*TASK:*
Type again, exactly, the lines below from the start through the line that includes "color=colors[0], linewidth=2.3, solid_capstyle='round')".

▼▼▼

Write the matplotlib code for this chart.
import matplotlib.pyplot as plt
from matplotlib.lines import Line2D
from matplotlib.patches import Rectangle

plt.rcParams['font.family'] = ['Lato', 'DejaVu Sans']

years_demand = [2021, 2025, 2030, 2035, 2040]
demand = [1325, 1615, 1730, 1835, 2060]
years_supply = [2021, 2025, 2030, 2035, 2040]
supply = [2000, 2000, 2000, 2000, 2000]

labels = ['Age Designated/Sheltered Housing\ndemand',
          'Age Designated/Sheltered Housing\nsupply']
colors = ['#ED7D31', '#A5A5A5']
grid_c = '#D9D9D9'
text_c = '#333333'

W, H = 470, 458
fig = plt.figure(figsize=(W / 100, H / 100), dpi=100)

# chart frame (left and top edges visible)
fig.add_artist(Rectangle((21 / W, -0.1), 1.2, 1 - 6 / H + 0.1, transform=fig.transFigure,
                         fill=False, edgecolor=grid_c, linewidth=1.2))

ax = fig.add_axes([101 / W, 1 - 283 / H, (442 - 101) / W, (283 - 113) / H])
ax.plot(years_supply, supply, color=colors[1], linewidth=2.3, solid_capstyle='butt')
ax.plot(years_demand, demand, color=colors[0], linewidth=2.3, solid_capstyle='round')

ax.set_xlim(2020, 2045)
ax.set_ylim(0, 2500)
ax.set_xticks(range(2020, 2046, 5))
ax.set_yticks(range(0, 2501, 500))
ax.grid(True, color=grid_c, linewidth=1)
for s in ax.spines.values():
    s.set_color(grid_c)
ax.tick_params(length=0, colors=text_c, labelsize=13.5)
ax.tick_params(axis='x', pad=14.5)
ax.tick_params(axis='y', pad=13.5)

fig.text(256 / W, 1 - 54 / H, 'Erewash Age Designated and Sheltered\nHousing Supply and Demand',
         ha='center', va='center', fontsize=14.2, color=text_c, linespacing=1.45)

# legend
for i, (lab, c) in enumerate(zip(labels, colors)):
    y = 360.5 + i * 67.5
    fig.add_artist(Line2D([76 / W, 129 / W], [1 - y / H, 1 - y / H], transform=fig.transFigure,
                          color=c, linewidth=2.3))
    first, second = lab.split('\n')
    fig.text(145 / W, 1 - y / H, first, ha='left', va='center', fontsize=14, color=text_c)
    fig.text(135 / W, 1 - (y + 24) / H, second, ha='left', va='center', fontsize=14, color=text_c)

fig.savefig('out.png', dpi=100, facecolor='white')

▲▲▲

*RESPONSE:*
Write the matplotlib code for this chart.
import matplotlib.pyplot as plt
from matplotlib.lines import Line2D
from matplotlib.patches import Rectangle

plt.rcParams['font.family'] = ['Lato', 'DejaVu Sans']

years_demand = [2021, 2025, 2030, 2035, 2040]
demand = [1325, 1615, 1730, 1835, 2060]
years_supply = [2021, 2025, 2030, 2035, 2040]
supply = [2000, 2000, 2000, 2000, 2000]

labels = ['Age Designated/Sheltered Housing\ndemand',
          'Age Designated/Sheltered Housing\nsupply']
colors = ['#ED7D31', '#A5A5A5']
grid_c = '#D9D9D9'
text_c = '#333333'

W, H = 470, 458
fig = plt.figure(figsize=(W / 100, H / 100), dpi=100)

# chart frame (left and top edges visible)
fig.add_artist(Rectangle((21 / W, -0.1), 1.2, 1 - 6 / H + 0.1, transform=fig.transFigure,
                         fill=False, edgecolor=grid_c, linewidth=1.2))

ax = fig.add_axes([101 / W, 1 - 283 / H, (442 - 101) / W, (283 - 113) / H])
ax.plot(years_supply, supply, color=colors[1], linewidth=2.3, solid_capstyle='butt')
ax.plot(years_demand, demand, color=colors[0], linewidth=2.3, solid_capstyle='round')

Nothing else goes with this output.